Plaintiff slipped at or close to the entranceway to the East Meadow branch of Citibank on Saturday morning March 4, 2006 on what he claimed was a transparent bit of ice. There was no visible snow or ice in the parking lot or near the entrance where he slipped.

Plaintiff and his wife sued Citibank and Citibank then served a third-party complaint against Temco, its general maintenance and custodial services contractor. Plaintiffs then amended their complaint to cross-claim against Temco, who brought a third party action against L.I.S.R. (Long Island Snow Removal). Citibank cross-claimed against L.I.S.R., the company that Temco hired pursuant to an oral agreement to remove snow from Citibank’s East Meadow branch. The agreement between Temco and L.I.S.R., that had existed since 1994, provided that the latter would clear snow from the parking lot and sidewalks and salt when at least one inch had fallen and would also come upon request. It is undisputed that there had been snow and rain on March 1 and 2 and that L.I.S.R. had shoveled and salted the parking lot and entrance area on March 2nd and returned upon request for further salting on March 3, 2006. L.I.S.R. completed the salting by 5:00 p.m. that day.
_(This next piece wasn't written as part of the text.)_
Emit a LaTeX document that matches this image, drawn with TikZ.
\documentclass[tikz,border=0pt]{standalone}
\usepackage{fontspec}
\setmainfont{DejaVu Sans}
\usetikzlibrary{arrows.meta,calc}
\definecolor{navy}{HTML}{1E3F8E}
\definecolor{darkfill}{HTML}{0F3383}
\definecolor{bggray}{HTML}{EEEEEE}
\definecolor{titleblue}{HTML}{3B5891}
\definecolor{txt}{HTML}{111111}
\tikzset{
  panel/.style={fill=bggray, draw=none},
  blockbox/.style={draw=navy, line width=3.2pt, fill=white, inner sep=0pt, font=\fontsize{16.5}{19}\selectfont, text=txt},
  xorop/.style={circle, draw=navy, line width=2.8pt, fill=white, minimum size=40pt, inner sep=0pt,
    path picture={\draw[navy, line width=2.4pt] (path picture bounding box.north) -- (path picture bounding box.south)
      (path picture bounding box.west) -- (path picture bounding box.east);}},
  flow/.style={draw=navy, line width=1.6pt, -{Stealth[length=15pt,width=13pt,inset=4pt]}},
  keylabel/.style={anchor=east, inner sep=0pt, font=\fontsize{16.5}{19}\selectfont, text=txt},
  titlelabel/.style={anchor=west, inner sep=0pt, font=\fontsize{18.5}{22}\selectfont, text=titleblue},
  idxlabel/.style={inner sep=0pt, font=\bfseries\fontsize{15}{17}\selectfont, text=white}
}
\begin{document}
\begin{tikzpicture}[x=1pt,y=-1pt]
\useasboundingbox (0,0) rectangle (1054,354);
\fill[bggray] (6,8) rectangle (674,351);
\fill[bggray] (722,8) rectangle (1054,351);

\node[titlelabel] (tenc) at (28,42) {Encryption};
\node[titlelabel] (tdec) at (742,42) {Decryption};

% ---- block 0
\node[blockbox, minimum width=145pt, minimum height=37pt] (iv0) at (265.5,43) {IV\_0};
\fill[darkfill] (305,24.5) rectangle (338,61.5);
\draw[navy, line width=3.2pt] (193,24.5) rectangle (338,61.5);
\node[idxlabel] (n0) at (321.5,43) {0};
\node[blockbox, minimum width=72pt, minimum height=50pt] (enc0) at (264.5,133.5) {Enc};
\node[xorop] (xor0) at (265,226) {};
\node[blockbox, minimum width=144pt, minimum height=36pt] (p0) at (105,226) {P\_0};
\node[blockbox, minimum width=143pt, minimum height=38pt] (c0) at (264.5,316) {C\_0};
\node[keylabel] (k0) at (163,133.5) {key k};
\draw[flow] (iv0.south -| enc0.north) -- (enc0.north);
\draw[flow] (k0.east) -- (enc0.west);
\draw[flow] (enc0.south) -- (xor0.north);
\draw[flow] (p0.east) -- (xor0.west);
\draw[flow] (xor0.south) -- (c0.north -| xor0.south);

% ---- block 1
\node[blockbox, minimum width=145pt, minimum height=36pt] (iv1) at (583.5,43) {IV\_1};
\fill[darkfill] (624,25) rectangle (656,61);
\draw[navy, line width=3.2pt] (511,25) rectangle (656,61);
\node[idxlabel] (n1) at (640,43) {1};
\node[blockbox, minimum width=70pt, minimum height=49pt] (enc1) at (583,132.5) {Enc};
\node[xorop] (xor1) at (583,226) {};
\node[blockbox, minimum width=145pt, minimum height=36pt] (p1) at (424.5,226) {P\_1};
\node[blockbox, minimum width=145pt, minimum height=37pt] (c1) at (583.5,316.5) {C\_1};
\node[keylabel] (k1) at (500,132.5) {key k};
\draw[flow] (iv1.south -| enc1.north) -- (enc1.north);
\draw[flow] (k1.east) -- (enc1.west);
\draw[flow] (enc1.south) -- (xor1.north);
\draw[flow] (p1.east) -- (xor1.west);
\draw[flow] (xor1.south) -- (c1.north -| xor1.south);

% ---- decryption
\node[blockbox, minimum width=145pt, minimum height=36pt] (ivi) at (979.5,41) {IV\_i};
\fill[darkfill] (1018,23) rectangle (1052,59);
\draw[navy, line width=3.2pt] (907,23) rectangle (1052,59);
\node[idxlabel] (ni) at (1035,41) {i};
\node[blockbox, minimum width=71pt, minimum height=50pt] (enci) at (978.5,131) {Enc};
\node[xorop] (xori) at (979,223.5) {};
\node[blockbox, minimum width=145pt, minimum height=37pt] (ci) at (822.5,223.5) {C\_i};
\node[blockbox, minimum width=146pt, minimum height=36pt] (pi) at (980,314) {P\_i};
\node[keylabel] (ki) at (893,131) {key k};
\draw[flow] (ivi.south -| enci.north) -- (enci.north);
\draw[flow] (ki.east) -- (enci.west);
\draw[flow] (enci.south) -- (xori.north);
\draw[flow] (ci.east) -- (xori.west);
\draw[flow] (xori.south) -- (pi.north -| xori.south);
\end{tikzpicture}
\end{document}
Plaintiffs’ bill of particulars and their experts’ affidavits aver that plaintiff slipped on ice that formed because snow on the roof of the Citibank building and on a sign attached to the building melted, causing water to drip onto the ground in front of the entranceway. The water then froze, causing a thin sheet of “invisible” ice to form.

The evidence that the ice upon which plaintiff slipped was formed by a longstanding thaw-refreeze condition is sufficient to raise triable issues of fact at to whether Citibank and Temco had constructive notice of the alleged ice condition (see Pasqua v Handels-En Productiemaatschappij De Schouw, B.V., 43 AD3d 647 [2007], lv dismissed 10 NY3d 790 [2008]). Temco’s conten*573tion that it owed no direct duty to plaintiff is unavailing, as the record contains evidence sufficient to raise triable issues of fact whether Temco may have exacerbated the alleged recurring thaw-refreeze condition or had displaced Citibank’s duty to maintain the premises safely (Espinal v Melville Snow Contrs., 98 NY2d 136 [2002]). These issues of fact also preclude summary dismissal of common-law contribution and indemnification claims against Temco (see Phillips v Young Men’s Christian Assn., 215 AD2d 825, 827 [1995]).
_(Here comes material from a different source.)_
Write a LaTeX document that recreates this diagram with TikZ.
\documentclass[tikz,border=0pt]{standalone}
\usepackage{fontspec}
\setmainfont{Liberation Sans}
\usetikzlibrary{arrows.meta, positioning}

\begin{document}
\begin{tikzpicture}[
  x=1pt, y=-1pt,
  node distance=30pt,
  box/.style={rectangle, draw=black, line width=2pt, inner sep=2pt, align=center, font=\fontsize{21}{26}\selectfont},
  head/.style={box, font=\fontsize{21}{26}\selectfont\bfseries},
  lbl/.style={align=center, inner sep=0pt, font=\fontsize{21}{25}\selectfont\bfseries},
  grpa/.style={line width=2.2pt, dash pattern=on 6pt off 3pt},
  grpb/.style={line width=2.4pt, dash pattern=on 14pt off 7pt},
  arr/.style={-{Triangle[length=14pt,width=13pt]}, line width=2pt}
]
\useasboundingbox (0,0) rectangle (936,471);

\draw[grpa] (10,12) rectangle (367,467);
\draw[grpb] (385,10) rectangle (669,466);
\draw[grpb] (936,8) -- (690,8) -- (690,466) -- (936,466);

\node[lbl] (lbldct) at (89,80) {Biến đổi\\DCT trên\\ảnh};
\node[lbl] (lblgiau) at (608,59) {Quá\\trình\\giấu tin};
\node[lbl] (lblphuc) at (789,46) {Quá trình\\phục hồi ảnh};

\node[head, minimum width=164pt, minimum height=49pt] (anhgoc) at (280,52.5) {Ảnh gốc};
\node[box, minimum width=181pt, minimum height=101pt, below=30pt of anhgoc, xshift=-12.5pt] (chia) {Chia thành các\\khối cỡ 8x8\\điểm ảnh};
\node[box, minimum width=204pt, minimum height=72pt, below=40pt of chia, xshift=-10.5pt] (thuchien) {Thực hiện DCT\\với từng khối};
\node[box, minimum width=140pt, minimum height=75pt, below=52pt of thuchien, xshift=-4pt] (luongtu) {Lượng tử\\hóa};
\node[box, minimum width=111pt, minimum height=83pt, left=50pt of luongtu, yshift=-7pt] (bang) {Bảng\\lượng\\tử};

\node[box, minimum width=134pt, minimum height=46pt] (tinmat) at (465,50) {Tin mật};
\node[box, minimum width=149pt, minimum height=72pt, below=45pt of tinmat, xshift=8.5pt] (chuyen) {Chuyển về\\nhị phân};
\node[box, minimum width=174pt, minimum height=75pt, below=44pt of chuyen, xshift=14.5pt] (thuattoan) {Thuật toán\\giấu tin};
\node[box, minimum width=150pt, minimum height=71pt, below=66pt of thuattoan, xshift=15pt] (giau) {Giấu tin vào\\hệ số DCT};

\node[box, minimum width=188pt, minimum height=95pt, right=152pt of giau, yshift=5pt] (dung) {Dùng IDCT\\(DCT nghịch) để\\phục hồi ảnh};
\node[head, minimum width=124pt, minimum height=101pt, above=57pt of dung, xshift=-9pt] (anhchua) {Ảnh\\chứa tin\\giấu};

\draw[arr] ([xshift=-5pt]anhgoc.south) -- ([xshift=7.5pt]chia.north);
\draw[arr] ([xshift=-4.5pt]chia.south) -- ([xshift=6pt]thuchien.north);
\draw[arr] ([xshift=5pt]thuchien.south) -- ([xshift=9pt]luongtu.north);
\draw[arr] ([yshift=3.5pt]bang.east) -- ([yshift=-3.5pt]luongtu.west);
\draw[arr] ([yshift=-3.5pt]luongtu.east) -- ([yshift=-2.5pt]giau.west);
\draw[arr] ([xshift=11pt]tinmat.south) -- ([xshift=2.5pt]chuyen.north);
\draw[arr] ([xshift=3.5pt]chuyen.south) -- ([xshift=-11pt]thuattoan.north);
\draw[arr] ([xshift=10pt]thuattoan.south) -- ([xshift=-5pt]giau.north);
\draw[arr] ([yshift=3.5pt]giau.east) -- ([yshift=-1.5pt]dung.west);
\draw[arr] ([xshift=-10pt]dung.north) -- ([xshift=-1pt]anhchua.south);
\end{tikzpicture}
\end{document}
Similarly, Citibank may recover from Temco under the indemnity provisions of their written contract to the extent, if any, it is determined to be without fault in causing plaintiff’s injuries (see Prenderville v International Serv. Sys., Inc., 10 AD3d 334, 338 [2004]; Pardo v Bialystoker Ctr. & Bikur Cholim, Inc., 10 AD3d 298, 301 [2004]).

However, the motion court should have dismissed the claims against L.I.S.R. Based on plaintiffs’ theory of the case that plaintiff slipped on ice that formed from water that dripped from defendant Citibank’s roof and then froze, and the paucity of evidence as to any other source of the ice upon which plaintiff allegedly slipped, there is no view of the evidence that would support liability on the part of L.I.S.R. L.I.S.R. was hired to plow and salt the parking lot and sidewalks after one inch of snow fell or when requested. It is uncontroverted that all snow had been removed on March 2nd, and documents show that L.I.S.R. performed further salting on March 3rd after Citibank requested it. Nowhere does plaintiff claim that inadequate snow removal caused the ice to form.
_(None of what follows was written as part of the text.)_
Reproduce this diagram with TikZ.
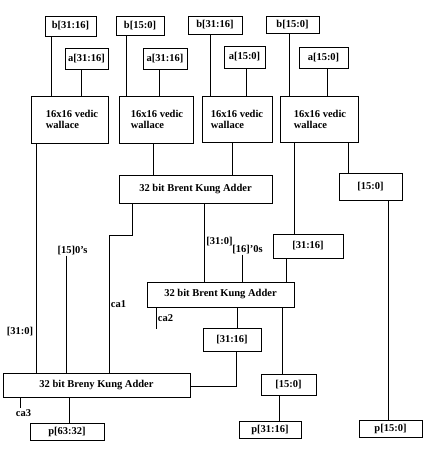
\documentclass[tikz,border=0pt]{standalone}
\usepackage{fontspec}
\setmainfont{Liberation Serif}
\begin{document}
\begin{tikzpicture}[x=1pt,y=-1pt,
  every node/.style={font=\bfseries\fontsize{10.5}{11}\selectfont},
  box/.style={draw,line width=0.9pt,inner sep=0pt,minimum width=#1},
  vbox/.style={draw,line width=0.9pt,inner sep=0pt,align=left,minimum height=46pt,minimum width=#1},
  lbl/.style={inner sep=0pt},
  wire/.style={line width=0.9pt}]
\useasboundingbox (0,0) rectangle (437,456);
% inputs
\node[box=51pt,minimum height=20pt] (b1) at (70.5,26) {b[31:16]};
\node[box=43pt,minimum height=21pt] (a1) at (86.5,58.5) {a[31:16]};
\node[box=48pt,minimum height=19pt] (b2) at (140,25.5) {b[15:0]};
\node[box=44pt,minimum height=21pt] (a2) at (165,58.5) {a[31:16]};
\node[box=54pt,minimum height=18pt] (b3) at (215,25) {b[31:16]};
\node[box=41pt,minimum height=22pt] (a3) at (244.5,57) {a[15:0]};
\node[box=53pt,minimum height=17pt] (b4) at (292.5,25) {b[15:0]};
\node[box=49pt,minimum height=21pt] (a4) at (323.5,57.5) {a[15:0]};
% vedic multipliers
\node[vbox=77pt,minimum height=47pt] (v1) at (69.5,119.5) {\hspace*{5pt}16x16 vedic\\\hspace*{5pt}wallace};
\node[vbox=74pt,minimum height=47pt] (v2) at (156,119.5) {\hspace*{2pt}16x16 vedic\\\hspace*{2pt}wallace};
\node[vbox=70pt] (v3) at (237,119) {16x16 vedic\\wallace};
\node[vbox=78pt] (v4) at (319,119) {\hspace*{2pt}16x16 vedic\\\hspace*{2pt}wallace};
% adders and slices
\node[box=153pt,minimum height=28pt] (bk1) at (195.5,189) {32 bit Brent Kung Adder};
\node[box=63pt,minimum height=27pt] (r150) at (370.5,186.5) {[15:0]};
\node[box=70pt,minimum height=24pt] (m3116) at (308,246) {[31:16]};
\node[box=147pt,minimum height=25pt] (bk2) at (220.5,294.5) {32 bit Brent Kung Adder};
\node[box=58pt,minimum height=23pt] (l3116) at (232,339.5) {[31:16]};
\node[box=55pt,minimum height=21pt] (l150) at (288.5,384.5) {[15:0]};
\node[box=187pt,minimum height=24pt] (bk3) at (96.5,385) {32 bit Breny Kung Adder};
\node[box=74pt,minimum height=17pt] (p6332) at (67,431.5) {p[63:32]};
\node[box=62pt,minimum height=17pt] (p3116) at (270,429.5) {p[31:16]};
\node[box=63pt,minimum height=17pt] (p150) at (390.5,428.5) {p[15:0]};
% labels
\node[lbl] (z15) at (72.5,251) {[15]0's};
\node[lbl] (z16) at (247.5,250) {[16]'0s};
\node[lbl] (s310a) at (219.5,242) {[31:0]};
\node[lbl] (ca1) at (118.5,304) {ca1};
\node[lbl] (ca2) at (165.5,318) {ca2};
\node[lbl] (s310b) at (20,332) {[31:0]};
\node[lbl] (ca3) at (23.5,413) {ca3};
\coordinate (ca2end) at (156,329);
\coordinate (ca3end) at (20,408);
% wires from inputs
\draw[wire] (b1.south -| 51,0) -- (v1.north -| 51,0);
\draw[wire] (a1.south -| 81,0) -- (v1.north -| 81,0);
\draw[wire] (b2.south -| 126,0) -- (v2.north -| 126,0);
\draw[wire] (a2.south -| 159,0) -- (v2.north -| 159,0);
\draw[wire] (b3.south -| 210,0) -- (v3.north -| 210,0);
\draw[wire] (a3.south -| 246,0) -- (v3.north -| 246,0);
\draw[wire] (b4.south -| 289,0) -- (v4.north -| 289,0);
\draw[wire] (a4.south -| 327,0) -- (v4.north -| 327,0);
% wires from multipliers
\draw[wire] (v1.south -| 36,0) -- (bk3.north -| 36,0);
\draw[wire] (v2.south -| 153,0) -- (bk1.north -| 153,0);
\draw[wire] (v3.south -| 232,0) -- (bk1.north -| 232,0);
\draw[wire] (v4.south -| 294,0) -- (m3116.north -| 294,0);
\draw[wire] (v4.south -| 348,0) -- (r150.north -| 348,0);
\draw[wire] (r150.south -| 388,0) -- (p150.north -| 388,0);
% adder wires
\draw[wire] (bk1.south -| 132,0) -- (132,235) -- (109,235) -- (bk3.north -| 109,0);
\draw[wire] (bk1.south -| 204,0) -- (bk2.north -| 204,0);
\draw[wire] (m3116.south -| 286,0) -- (bk2.north -| 286,0);
\draw[wire] (z16.south -| 242,0) -- (bk2.north -| 242,0);
\draw[wire] (z15.south -| 66,0) -- (bk3.north -| 66,0);
\draw[wire] (bk2.south -| ca2end) -- (ca2end);
\draw[wire] (bk2.south -| 237,0) -- (l3116.north -| 237,0);
\draw[wire] (bk2.south -| 282,0) -- (l150.north -| 282,0);
\draw[wire] (l3116.south -| 236,0) -- (236,386) -- (bk3.east |- 0,386);
\draw[wire] (l150.south -| 279,0) -- (p3116.north -| 279,0);
\draw[wire] (bk3.south -| 69,0) -- (p6332.north -| 69,0);
\draw[wire] (bk3.south -| ca3end) -- (ca3end);
\end{tikzpicture}
\end{document}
Plaintiffs’ expert’s affidavit avers that L.I.S.R.’s principal, who had serviced the site, should have known about what must have been a recurring condition, and either shoveled the roof or displayed warning cones. However, L.I.S.R. had no contractual or other duty to shovel the roof or provide cones, and there is no reason to believe that L.I.S.R., as a snow removal subcontractor, either knew about a condition that occurred after it left the premises or had any obligation to do anything about it. Although defendant Temco raises the possibility that based on the presence of ice on March 6th L.I.S.R. either inadequately performed its function or somehow exacerbated a condition, for the trier of fact to reach such a conclusion would amount to rank speculation.

Where, as here, a snow removal contract was not the type of comprehensive and exclusive property maintenance obligation, as Temco had, that could provide a basis for liability, a snow removal contractor owes no duty to a third party (Espinal, 98 *574NY2d at 140-141). Here Temco, under contract for general maintenance, and Citibank, as the tenant in possession, had the duty to maintain the premises in safe condition. In Espinal, the Court of Appeals found that a snow removal contractor owed no duty of care to a person who slipped and fell on an icy parking lot that the contractor failed to properly clear of snow. Although the Espinal Court acknowledged that a contractor who created or exacerbated a dangerous condition might be liable, as in the case here, plaintiff has not offered any support for the allegations that L.I.S.R.’s activities increased the hazardous condition of the lot. Merely plowing snow and salting, after one inch falls or on request, as required by a contract, is insufficient for a factual finding that the work either created or exacerbated a dangerous condition and is also insufficient to impose a duty of care toward a third person (Fung v Japan Airlines Co., Ltd., 9 NY3d 351, 360-361 [2007]).

The motion court properly denied Citibank’s motion to preclude plaintiffs’ experts’ testimony. Those opinions that the ice on which plaintiff allegedly slipped was formed by a longstanding “thaw-refreeze” condition whereby snow and ice collect on the roof of the bank building, then thaw and drip onto the ground and refreeze, do not present any insuperable conflict with plaintiffs’ position of no defect in the roof design. The existence of the thaw-refreeze condition that plaintiffs’ experts discuss is supported by evidence apart from the experts’ own affidavits, such as the testimony of L.I.S.R.’s principal. The water stains on the underside of the sign merely supplement this evidence. The experts’ testimony thus may be submitted for the purpose of explaining to the jury the nature of the alleged thaw-refreeze condition and its longstanding existence (see e.g. Taylor v Bankers Trust Co., 80 AD2d 483, 484-486 [1981]), and will also be helpful in explaining measures that could have been taken to ameliorate the condition.

We have considered the parties’ remaining contentions for affirmative relief and find them unavailing. Concur—Mazzarelli, J.E, Moskowitz, Renwick and Freedman, JJ.